┌────────
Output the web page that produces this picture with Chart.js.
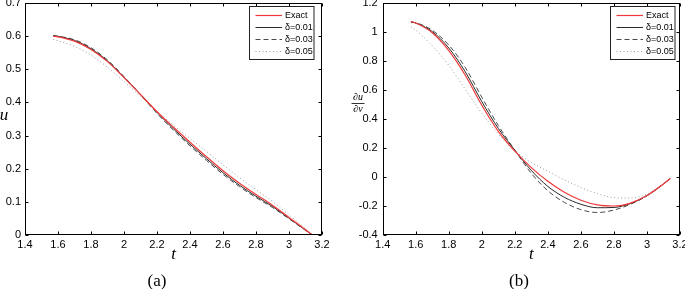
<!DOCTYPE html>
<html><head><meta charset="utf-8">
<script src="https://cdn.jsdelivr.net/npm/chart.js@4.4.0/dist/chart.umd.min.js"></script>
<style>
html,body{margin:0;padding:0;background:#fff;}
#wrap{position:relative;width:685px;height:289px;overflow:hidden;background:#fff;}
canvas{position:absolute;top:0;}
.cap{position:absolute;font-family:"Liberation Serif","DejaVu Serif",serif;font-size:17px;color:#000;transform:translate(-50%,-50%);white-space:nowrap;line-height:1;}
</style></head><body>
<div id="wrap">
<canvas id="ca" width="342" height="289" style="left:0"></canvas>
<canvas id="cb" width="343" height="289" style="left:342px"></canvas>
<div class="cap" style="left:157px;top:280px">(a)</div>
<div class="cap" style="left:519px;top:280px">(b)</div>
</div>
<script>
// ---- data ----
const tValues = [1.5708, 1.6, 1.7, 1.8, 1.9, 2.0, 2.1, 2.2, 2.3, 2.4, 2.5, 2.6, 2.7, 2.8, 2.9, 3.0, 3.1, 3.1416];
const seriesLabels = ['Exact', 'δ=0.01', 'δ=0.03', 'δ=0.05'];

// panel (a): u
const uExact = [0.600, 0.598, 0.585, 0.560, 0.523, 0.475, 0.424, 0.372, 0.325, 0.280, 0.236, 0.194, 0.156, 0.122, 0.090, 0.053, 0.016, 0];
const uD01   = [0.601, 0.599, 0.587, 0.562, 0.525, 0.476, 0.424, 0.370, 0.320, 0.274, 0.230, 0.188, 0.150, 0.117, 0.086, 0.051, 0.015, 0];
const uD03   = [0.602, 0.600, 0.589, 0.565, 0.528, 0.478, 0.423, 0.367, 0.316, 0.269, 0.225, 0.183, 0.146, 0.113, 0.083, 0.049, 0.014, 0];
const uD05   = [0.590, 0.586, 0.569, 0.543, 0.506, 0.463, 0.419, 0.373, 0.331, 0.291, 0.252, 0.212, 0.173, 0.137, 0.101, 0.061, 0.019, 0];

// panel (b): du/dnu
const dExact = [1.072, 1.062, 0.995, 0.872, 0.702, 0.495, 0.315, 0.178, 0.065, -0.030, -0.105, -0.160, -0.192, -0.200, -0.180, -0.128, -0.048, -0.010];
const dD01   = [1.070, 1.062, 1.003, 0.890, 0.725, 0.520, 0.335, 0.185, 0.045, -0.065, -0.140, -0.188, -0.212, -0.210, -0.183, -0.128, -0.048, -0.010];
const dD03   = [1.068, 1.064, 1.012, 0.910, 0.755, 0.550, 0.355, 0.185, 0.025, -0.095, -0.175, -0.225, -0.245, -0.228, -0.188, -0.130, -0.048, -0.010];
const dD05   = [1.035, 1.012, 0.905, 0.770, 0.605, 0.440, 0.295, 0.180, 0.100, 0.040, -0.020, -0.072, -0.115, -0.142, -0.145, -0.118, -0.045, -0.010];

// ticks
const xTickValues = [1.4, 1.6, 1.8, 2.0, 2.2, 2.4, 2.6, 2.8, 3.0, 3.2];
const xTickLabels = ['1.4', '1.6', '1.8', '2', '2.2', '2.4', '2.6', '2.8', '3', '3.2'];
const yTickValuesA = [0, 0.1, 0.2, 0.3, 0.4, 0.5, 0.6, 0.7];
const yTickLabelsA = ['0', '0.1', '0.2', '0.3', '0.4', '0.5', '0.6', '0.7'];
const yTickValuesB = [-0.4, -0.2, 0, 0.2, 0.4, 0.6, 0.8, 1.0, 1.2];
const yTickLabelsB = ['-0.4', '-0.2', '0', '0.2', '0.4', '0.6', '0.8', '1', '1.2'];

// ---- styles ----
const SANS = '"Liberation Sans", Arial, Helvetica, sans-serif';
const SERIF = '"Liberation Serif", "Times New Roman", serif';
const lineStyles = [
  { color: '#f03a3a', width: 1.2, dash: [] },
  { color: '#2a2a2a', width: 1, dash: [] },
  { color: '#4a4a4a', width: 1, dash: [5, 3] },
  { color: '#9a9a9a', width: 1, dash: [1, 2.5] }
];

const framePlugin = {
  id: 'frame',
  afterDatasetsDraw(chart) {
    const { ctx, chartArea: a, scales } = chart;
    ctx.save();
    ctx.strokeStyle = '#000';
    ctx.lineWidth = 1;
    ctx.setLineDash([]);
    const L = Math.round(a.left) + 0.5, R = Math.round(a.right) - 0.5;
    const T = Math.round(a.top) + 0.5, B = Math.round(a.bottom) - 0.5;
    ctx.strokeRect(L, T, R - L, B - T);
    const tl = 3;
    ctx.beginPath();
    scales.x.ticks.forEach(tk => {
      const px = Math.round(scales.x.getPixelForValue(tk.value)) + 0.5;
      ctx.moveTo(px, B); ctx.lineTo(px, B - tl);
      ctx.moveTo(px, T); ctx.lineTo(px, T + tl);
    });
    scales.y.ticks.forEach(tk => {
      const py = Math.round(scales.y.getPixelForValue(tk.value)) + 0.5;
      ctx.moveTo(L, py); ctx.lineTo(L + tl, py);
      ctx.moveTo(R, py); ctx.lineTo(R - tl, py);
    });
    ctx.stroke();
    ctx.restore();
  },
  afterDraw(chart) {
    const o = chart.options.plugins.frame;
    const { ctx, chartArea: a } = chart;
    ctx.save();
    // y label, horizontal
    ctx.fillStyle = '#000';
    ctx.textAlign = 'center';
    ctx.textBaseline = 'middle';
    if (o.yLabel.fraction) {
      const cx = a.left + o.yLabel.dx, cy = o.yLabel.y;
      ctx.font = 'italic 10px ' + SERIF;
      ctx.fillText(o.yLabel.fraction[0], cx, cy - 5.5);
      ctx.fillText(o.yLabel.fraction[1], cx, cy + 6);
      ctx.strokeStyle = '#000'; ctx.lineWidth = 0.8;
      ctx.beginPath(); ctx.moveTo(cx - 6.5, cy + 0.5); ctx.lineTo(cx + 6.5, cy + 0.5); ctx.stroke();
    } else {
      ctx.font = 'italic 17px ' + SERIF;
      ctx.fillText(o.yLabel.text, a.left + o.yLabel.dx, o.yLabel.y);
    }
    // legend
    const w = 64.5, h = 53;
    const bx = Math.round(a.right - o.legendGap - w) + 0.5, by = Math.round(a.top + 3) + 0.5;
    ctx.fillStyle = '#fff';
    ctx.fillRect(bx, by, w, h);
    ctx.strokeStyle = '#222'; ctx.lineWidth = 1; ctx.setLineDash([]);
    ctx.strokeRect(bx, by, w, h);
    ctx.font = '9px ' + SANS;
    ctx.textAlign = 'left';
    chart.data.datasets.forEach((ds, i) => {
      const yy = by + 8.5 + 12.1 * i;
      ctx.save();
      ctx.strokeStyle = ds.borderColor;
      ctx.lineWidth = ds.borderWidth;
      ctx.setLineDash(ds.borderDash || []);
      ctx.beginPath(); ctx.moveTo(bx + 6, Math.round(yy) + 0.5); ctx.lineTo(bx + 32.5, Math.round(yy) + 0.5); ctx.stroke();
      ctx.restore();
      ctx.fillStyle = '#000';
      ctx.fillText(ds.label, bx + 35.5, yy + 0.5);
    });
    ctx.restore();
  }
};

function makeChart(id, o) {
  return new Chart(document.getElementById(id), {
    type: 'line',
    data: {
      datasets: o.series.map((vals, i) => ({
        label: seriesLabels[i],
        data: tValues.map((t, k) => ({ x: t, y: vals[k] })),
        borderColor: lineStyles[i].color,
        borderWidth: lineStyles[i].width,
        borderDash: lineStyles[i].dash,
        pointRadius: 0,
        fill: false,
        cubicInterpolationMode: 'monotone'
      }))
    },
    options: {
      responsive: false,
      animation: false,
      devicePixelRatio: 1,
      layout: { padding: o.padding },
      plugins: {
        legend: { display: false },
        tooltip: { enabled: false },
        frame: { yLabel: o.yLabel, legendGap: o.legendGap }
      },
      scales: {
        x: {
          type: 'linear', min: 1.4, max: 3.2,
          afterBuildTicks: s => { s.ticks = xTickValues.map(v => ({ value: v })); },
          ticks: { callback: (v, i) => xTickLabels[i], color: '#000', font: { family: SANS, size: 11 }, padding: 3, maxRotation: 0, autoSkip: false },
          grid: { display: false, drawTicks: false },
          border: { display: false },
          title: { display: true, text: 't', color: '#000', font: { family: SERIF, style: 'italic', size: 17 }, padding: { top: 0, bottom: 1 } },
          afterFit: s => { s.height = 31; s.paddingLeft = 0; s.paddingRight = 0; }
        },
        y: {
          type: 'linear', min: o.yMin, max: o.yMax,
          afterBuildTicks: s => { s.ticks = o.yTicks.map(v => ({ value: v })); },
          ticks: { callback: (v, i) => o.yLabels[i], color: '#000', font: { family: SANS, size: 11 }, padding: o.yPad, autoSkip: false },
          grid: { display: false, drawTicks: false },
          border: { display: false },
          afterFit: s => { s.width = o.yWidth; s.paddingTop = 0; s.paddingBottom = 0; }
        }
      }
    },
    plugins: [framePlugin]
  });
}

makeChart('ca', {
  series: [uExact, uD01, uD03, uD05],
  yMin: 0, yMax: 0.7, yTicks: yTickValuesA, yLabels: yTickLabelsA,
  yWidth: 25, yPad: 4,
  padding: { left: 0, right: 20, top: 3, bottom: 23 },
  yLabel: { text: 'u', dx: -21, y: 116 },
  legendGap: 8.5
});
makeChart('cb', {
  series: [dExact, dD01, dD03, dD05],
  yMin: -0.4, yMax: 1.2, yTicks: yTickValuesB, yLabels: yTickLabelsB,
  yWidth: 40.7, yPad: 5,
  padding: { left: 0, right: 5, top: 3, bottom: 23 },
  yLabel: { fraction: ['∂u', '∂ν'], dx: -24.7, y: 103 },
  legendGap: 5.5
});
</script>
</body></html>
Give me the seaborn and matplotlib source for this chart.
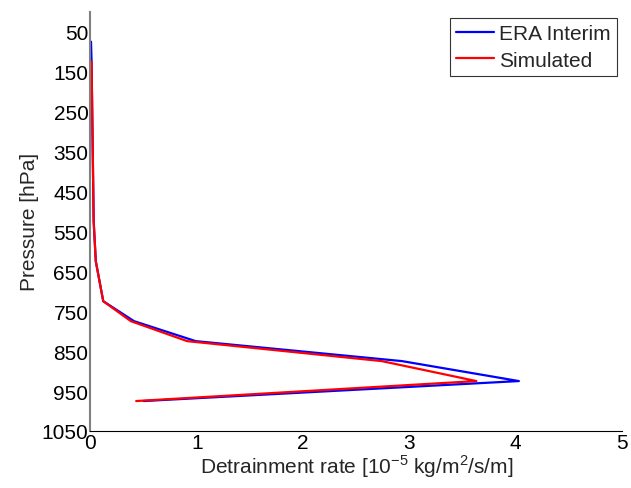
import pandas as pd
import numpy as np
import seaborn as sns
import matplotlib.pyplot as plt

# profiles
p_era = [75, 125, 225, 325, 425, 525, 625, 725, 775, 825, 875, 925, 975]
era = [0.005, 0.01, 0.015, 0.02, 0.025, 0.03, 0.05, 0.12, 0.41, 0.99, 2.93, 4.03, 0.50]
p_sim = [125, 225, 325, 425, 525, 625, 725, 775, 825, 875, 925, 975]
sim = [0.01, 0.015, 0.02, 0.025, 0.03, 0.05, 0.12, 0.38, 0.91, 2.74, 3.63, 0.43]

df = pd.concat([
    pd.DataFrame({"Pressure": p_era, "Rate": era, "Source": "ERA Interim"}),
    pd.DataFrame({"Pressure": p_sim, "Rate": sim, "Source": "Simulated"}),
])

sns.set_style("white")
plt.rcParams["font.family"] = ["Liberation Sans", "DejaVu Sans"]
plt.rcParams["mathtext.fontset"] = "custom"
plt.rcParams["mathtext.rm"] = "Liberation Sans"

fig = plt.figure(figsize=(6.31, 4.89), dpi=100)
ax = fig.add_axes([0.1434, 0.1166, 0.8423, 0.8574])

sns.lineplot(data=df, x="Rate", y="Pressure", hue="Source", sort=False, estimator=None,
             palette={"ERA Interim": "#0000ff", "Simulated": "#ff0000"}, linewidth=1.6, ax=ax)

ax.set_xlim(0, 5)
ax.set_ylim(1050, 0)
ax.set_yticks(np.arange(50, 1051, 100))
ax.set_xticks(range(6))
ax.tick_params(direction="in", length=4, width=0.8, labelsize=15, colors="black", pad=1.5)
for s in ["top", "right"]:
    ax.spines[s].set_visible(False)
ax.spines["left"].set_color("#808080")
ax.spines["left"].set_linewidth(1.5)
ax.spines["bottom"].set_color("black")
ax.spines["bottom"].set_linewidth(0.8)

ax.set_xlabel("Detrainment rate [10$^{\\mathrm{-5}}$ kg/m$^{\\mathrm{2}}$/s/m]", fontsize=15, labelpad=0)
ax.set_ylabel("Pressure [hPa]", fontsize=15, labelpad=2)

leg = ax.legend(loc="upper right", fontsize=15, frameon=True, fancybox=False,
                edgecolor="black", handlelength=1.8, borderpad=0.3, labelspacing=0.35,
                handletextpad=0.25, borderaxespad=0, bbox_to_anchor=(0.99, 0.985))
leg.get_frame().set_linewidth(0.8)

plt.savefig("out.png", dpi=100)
└────────
◆ Brief: Retype the section that opens with the line holding "Give me the" and closes with the line holding "leg.get_frame().set_linewidth(0.8)", exactly as it reads, without any pictures.

◆ Exercise result:
Give me the seaborn and matplotlib source for this chart.
import pandas as pd
import numpy as np
import seaborn as sns
import matplotlib.pyplot as plt

# profiles
p_era = [75, 125, 225, 325, 425, 525, 625, 725, 775, 825, 875, 925, 975]
era = [0.005, 0.01, 0.015, 0.02, 0.025, 0.03, 0.05, 0.12, 0.41, 0.99, 2.93, 4.03, 0.50]
p_sim = [125, 225, 325, 425, 525, 625, 725, 775, 825, 875, 925, 975]
sim = [0.01, 0.015, 0.02, 0.025, 0.03, 0.05, 0.12, 0.38, 0.91, 2.74, 3.63, 0.43]

df = pd.concat([
    pd.DataFrame({"Pressure": p_era, "Rate": era, "Source": "ERA Interim"}),
    pd.DataFrame({"Pressure": p_sim, "Rate": sim, "Source": "Simulated"}),
])

sns.set_style("white")
plt.rcParams["font.family"] = ["Liberation Sans", "DejaVu Sans"]
plt.rcParams["mathtext.fontset"] = "custom"
plt.rcParams["mathtext.rm"] = "Liberation Sans"

fig = plt.figure(figsize=(6.31, 4.89), dpi=100)
ax = fig.add_axes([0.1434, 0.1166, 0.8423, 0.8574])

sns.lineplot(data=df, x="Rate", y="Pressure", hue="Source", sort=False, estimator=None,
             palette={"ERA Interim": "#0000ff", "Simulated": "#ff0000"}, linewidth=1.6, ax=ax)

ax.set_xlim(0, 5)
ax.set_ylim(1050, 0)
ax.set_yticks(np.arange(50, 1051, 100))
ax.set_xticks(range(6))
ax.tick_params(direction="in", length=4, width=0.8, labelsize=15, colors="black", pad=1.5)
for s in ["top", "right"]:
    ax.spines[s].set_visible(False)
ax.spines["left"].set_color("#808080")
ax.spines["left"].set_linewidth(1.5)
ax.spines["bottom"].set_color("black")
ax.spines["bottom"].set_linewidth(0.8)

ax.set_xlabel("Detrainment rate [10$^{\\mathrm{-5}}$ kg/m$^{\\mathrm{2}}$/s/m]", fontsize=15, labelpad=0)
ax.set_ylabel("Pressure [hPa]", fontsize=15, labelpad=2)

leg = ax.legend(loc="upper right", fontsize=15, frameon=True, fancybox=False,
                edgecolor="black", handlelength=1.8, borderpad=0.3, labelspacing=0.35,
                handletextpad=0.25, borderaxespad=0, bbox_to_anchor=(0.99, 0.985))
leg.get_frame().set_linewidth(0.8)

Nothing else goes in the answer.